AgentSkillsCN

chichi-speech

一款基于 Qwen3 与专业语音克隆技术的高质量文本转语音 RESTful 服务。通过优化特定语音提示的复用机制,有效避免重复计算。

SKILL.md
--- frontmatter
name: chichi-speech
description: A RESTful service for high-quality text-to-speech using Qwen3 and specialized voice cloning. Optimized for reusing a specific voice prompt to avoid re-computation.
metadata: {"openclaw":{"always":true,"emoji":"🦞","homepage":"https://github.com/hudeven/chichi-speech/blob/main/SKILL.md","os":["darwin","linux"],"tags":["python","tts", "text-to-speech", "voice-cloning"],"requires":{"anyBins":["brew","uv"]}}}

Chichi Speech Service

This skill provides a FastAPI-based REST service for Qwen3 TTS, specifically configured for reusing a high-quality reference audio prompt for efficient and consistent voice cloning. This service is packaged as an installable CLI.

Installation

Prerequisites: uv and python >= 3.10.

If uv not installed, install it first

bash
command -v uv || brew install uv || (curl -LsSf https://astral.sh/uv/install.sh | sh)

Install chichi-speech

bash
export CHICHI_SPEECH_VENV="/Users/$USER/envs/chichi-speech"
uv venv $CHICHI_SPEECH_VENV --allow-existing
source $CHICHI_SPEECH_VENV/bin/activate
uv pip install -e .

Usage

1. Start the Service

The service runs on port 9090 by default.

bash
# Production: Use the included script to run as a daemon with auto-restart
./scripts/start_server.sh --ref-audio src/assets/coco.wav --ref-text src/assets/coco.txt

# To stop:
# ./scripts/stop_server.sh

# Logs are written to /tmp/chichi_server.log

2. Verify Service is Running

Wait for ~15s for model to be loaded. Then Check the health/docs:

bash
sleep 15 && curl http://localhost:9090/docs

3. Generate Speech

If the "text" is longer than 10 sentences, split it to smaller chunks(10 sentences per chunk) and synthesized separately.

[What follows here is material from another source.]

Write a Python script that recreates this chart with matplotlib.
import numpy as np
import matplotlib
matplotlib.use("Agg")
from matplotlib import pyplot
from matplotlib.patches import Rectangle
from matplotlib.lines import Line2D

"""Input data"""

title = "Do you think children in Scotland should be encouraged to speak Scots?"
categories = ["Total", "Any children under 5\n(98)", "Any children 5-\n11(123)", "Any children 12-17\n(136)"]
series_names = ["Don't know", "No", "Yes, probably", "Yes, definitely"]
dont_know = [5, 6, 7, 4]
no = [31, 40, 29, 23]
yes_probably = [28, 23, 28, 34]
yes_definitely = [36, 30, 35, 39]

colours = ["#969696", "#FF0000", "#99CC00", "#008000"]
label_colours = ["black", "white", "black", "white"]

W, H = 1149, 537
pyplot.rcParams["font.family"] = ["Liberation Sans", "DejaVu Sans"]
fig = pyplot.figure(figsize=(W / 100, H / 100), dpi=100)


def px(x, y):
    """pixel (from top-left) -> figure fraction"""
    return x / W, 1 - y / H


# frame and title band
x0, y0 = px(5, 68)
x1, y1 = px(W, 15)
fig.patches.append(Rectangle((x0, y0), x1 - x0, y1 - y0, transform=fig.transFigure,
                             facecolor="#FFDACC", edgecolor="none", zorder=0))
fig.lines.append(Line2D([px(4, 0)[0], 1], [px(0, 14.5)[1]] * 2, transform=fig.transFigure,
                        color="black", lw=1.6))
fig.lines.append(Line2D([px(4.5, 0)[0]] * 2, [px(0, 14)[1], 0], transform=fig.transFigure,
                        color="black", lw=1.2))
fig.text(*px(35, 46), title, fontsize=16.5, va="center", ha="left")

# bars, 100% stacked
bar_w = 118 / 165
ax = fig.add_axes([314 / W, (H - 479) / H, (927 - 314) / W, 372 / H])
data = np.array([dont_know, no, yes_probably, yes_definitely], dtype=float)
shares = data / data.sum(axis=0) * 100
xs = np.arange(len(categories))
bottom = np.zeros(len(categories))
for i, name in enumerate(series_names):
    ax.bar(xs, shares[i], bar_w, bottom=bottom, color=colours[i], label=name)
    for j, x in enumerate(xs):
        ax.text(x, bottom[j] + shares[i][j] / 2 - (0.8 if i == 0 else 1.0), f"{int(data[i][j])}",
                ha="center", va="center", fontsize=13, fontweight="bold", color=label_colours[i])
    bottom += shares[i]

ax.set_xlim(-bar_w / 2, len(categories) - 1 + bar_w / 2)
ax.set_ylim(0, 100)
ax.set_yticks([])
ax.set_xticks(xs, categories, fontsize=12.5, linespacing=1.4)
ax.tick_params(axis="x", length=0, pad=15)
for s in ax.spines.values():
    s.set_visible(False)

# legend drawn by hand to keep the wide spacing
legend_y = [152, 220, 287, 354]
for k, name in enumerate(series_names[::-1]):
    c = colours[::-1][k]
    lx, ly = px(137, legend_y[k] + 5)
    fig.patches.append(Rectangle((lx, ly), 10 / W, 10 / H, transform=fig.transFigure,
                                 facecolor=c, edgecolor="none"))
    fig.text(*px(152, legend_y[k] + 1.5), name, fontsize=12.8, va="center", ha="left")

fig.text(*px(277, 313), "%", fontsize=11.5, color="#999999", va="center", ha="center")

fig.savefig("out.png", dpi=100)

Specify the "language" based on the input "text". Available languages:

  • Chinese
  • English
  • Japanese
  • Korean
  • German
  • French
  • Russian
  • Portuguese
  • Spanish
  • Italian
bash
curl -X POST "http://localhost:9090/synthesize" \
     -H "Content-Type: application/json" \
     -d '{
           "text": "Nice to meet you",
           "language": "auto",
           "format": "ogg"
         }' \
     --output output/nice_to_meet.ogg

Functionality

  • Endpoint: POST /synthesize
  • Default Port: 9090
  • Voice Cloning: Uses a pre-computed voice prompt from reference files to ensure the cloned voice is consistent and generation is fast.

Requirements

  • Python 3.10+
  • qwen-tts (Qwen3 model library)
  • Access to a reference audio file for voice cloning.
    • By default, it uses public sample audio from Qwen3.
    • CRITICAL: You can provide your own reference audio using the --ref-audio and --ref-text flags.